Instructions to follow:
Give back, unchanged, the line with "The picture is", the line with "b_yticks = [0.4, 0.5, 0.6, 0.7]", and every line between them, and no other line.

[Records with drawing code]
## BEGIN
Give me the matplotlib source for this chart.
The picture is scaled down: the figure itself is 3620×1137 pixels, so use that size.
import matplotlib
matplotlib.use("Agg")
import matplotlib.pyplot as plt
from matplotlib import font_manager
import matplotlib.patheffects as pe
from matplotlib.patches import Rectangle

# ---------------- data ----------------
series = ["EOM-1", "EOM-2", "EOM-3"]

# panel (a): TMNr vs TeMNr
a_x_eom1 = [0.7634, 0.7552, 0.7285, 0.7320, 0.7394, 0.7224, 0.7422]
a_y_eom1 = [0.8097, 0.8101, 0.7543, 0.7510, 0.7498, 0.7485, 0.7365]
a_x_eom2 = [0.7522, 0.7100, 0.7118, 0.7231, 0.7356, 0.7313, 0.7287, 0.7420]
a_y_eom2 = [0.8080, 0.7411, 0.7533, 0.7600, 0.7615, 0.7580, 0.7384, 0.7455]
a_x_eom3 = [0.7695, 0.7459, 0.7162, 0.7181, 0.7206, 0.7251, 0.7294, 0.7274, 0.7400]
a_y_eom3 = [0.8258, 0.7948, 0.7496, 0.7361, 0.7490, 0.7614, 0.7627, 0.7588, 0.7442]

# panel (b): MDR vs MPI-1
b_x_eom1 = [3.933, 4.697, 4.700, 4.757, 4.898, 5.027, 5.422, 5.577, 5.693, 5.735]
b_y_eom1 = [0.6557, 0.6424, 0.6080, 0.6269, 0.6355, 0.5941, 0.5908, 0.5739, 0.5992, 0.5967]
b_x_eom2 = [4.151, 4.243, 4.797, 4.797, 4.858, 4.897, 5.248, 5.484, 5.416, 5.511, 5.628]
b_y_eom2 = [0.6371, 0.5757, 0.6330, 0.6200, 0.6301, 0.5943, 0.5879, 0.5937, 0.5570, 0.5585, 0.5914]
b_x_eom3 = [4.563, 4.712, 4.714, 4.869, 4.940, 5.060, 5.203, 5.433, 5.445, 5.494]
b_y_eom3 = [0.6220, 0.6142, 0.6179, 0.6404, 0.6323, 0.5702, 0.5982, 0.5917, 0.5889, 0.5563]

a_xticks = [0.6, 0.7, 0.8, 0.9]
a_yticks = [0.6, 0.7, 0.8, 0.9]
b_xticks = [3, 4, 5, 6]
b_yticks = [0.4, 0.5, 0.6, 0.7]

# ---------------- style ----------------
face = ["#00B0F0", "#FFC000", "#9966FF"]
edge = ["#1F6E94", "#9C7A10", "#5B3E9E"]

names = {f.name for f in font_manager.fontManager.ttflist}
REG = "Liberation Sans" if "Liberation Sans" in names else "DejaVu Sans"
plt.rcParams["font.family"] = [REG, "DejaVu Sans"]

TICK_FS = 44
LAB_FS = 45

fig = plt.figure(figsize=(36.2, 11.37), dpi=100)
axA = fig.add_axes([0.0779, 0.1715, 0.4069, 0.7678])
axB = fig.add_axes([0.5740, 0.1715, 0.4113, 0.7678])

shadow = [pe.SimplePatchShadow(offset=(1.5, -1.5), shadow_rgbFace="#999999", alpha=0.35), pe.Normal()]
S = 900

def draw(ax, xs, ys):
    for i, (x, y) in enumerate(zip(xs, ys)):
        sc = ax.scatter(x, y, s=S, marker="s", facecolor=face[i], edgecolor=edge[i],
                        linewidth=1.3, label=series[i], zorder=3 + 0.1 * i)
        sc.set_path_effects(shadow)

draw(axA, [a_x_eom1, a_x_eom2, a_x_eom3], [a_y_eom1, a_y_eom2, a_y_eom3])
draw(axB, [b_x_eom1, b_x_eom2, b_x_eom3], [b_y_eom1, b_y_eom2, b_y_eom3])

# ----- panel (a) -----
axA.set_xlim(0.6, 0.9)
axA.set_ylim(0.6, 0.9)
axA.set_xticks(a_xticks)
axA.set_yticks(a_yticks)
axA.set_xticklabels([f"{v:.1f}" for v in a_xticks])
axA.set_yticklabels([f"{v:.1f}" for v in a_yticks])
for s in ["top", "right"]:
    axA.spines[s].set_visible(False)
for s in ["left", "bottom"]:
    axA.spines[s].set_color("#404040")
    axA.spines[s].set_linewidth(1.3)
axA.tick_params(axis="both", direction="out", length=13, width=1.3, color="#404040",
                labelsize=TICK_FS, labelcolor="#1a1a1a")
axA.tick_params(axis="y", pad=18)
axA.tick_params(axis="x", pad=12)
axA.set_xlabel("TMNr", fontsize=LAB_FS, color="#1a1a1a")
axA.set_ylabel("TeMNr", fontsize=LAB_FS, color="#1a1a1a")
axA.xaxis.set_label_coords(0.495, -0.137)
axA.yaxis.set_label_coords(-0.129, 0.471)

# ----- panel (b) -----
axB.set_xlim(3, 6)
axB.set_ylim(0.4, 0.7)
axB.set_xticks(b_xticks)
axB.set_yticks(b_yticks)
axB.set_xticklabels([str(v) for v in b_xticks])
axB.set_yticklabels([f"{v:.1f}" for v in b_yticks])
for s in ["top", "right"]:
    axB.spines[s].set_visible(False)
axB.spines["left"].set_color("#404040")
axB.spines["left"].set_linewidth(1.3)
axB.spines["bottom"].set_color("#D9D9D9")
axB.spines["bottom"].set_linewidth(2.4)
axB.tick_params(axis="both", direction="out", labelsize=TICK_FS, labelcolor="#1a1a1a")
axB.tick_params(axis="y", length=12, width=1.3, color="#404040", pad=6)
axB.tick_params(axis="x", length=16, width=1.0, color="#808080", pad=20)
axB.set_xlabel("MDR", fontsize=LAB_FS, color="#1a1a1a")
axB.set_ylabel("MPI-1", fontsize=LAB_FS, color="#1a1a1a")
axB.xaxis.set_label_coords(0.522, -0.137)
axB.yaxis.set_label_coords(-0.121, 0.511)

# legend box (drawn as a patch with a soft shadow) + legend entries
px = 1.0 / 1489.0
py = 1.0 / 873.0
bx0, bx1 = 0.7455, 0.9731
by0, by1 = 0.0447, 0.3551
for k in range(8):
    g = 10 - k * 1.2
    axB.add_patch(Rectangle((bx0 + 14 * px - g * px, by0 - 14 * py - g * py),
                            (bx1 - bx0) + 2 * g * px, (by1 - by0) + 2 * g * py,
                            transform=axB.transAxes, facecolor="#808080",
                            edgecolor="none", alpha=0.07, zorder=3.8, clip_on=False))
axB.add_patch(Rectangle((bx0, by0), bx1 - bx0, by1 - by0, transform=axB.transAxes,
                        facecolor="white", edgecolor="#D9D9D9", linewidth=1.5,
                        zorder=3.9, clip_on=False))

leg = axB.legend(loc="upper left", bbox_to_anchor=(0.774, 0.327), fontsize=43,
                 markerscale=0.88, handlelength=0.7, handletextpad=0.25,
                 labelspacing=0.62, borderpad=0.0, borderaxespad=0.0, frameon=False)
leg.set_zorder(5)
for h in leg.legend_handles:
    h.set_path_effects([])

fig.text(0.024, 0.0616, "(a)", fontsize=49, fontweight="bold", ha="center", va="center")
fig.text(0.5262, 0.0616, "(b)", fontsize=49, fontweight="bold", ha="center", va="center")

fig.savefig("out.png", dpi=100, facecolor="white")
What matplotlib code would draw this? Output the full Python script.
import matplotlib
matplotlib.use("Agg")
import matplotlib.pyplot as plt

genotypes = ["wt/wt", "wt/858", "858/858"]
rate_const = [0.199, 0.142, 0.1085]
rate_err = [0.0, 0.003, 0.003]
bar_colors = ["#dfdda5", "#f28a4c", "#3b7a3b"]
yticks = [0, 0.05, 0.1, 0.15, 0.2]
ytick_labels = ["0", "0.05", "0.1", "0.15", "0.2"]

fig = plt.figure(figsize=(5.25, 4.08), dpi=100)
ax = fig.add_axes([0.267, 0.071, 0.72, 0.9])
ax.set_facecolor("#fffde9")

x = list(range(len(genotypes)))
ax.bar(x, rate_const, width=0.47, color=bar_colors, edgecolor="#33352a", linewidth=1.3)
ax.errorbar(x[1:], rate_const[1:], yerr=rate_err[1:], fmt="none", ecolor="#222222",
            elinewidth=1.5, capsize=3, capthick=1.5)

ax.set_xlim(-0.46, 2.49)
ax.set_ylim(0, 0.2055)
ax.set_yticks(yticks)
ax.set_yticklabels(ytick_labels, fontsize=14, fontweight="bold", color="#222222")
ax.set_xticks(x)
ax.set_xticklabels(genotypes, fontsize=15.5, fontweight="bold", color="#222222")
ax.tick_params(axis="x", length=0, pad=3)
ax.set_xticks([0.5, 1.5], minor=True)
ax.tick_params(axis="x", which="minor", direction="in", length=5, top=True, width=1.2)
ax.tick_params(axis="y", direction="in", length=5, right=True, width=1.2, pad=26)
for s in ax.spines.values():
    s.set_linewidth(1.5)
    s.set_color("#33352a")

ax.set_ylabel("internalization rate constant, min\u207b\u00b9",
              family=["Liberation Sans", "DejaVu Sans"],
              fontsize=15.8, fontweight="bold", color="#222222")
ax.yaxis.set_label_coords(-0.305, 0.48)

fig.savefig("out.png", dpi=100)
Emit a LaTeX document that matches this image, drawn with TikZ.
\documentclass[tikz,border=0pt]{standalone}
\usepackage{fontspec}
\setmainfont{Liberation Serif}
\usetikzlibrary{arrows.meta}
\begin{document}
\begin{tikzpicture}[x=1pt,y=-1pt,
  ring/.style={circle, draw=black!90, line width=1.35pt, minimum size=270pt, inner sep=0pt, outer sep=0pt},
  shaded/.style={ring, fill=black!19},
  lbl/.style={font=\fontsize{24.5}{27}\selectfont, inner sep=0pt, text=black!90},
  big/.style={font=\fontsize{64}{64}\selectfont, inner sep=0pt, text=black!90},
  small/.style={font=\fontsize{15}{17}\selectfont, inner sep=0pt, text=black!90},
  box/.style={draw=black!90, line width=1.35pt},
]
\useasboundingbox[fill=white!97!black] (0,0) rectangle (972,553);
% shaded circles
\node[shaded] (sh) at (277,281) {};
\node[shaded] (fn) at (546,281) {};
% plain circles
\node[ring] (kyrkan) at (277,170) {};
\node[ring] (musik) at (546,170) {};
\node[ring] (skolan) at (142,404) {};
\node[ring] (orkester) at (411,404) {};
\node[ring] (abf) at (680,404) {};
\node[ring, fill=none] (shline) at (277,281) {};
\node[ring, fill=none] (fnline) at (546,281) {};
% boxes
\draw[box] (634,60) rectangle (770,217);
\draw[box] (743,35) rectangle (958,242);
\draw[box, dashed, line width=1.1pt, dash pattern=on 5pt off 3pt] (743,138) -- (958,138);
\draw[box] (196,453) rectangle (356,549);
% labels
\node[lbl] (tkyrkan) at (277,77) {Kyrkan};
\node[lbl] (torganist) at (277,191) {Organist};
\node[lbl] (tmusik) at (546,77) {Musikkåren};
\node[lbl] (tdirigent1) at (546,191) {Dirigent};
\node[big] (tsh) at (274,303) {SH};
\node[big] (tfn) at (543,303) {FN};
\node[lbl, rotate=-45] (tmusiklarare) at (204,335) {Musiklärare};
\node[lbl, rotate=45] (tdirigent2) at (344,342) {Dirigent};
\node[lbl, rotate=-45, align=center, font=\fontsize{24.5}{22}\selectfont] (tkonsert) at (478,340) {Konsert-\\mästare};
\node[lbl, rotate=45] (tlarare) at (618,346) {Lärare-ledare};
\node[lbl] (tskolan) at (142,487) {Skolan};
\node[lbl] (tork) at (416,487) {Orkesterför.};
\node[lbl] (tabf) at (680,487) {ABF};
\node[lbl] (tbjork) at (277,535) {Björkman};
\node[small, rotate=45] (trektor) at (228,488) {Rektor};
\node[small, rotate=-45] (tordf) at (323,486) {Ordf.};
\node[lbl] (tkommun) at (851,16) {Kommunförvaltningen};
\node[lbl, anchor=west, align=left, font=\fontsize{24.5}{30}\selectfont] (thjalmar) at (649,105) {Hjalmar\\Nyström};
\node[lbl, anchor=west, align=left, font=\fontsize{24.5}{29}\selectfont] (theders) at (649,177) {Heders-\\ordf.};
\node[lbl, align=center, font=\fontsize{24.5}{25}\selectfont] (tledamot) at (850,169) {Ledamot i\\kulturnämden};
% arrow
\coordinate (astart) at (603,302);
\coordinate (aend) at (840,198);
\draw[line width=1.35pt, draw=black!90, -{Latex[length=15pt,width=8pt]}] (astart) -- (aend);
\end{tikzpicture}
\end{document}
## END
Answer for the task:
The picture is scaled down: the figure itself is 3620×1137 pixels, so use that size.
import matplotlib
matplotlib.use("Agg")
import matplotlib.pyplot as plt
from matplotlib import font_manager
import matplotlib.patheffects as pe
from matplotlib.patches import Rectangle

# ---------------- data ----------------
series = ["EOM-1", "EOM-2", "EOM-3"]

# panel (a): TMNr vs TeMNr
a_x_eom1 = [0.7634, 0.7552, 0.7285, 0.7320, 0.7394, 0.7224, 0.7422]
a_y_eom1 = [0.8097, 0.8101, 0.7543, 0.7510, 0.7498, 0.7485, 0.7365]
a_x_eom2 = [0.7522, 0.7100, 0.7118, 0.7231, 0.7356, 0.7313, 0.7287, 0.7420]
a_y_eom2 = [0.8080, 0.7411, 0.7533, 0.7600, 0.7615, 0.7580, 0.7384, 0.7455]
a_x_eom3 = [0.7695, 0.7459, 0.7162, 0.7181, 0.7206, 0.7251, 0.7294, 0.7274, 0.7400]
a_y_eom3 = [0.8258, 0.7948, 0.7496, 0.7361, 0.7490, 0.7614, 0.7627, 0.7588, 0.7442]

# panel (b): MDR vs MPI-1
b_x_eom1 = [3.933, 4.697, 4.700, 4.757, 4.898, 5.027, 5.422, 5.577, 5.693, 5.735]
b_y_eom1 = [0.6557, 0.6424, 0.6080, 0.6269, 0.6355, 0.5941, 0.5908, 0.5739, 0.5992, 0.5967]
b_x_eom2 = [4.151, 4.243, 4.797, 4.797, 4.858, 4.897, 5.248, 5.484, 5.416, 5.511, 5.628]
b_y_eom2 = [0.6371, 0.5757, 0.6330, 0.6200, 0.6301, 0.5943, 0.5879, 0.5937, 0.5570, 0.5585, 0.5914]
b_x_eom3 = [4.563, 4.712, 4.714, 4.869, 4.940, 5.060, 5.203, 5.433, 5.445, 5.494]
b_y_eom3 = [0.6220, 0.6142, 0.6179, 0.6404, 0.6323, 0.5702, 0.5982, 0.5917, 0.5889, 0.5563]

a_xticks = [0.6, 0.7, 0.8, 0.9]
a_yticks = [0.6, 0.7, 0.8, 0.9]
b_xticks = [3, 4, 5, 6]
b_yticks = [0.4, 0.5, 0.6, 0.7]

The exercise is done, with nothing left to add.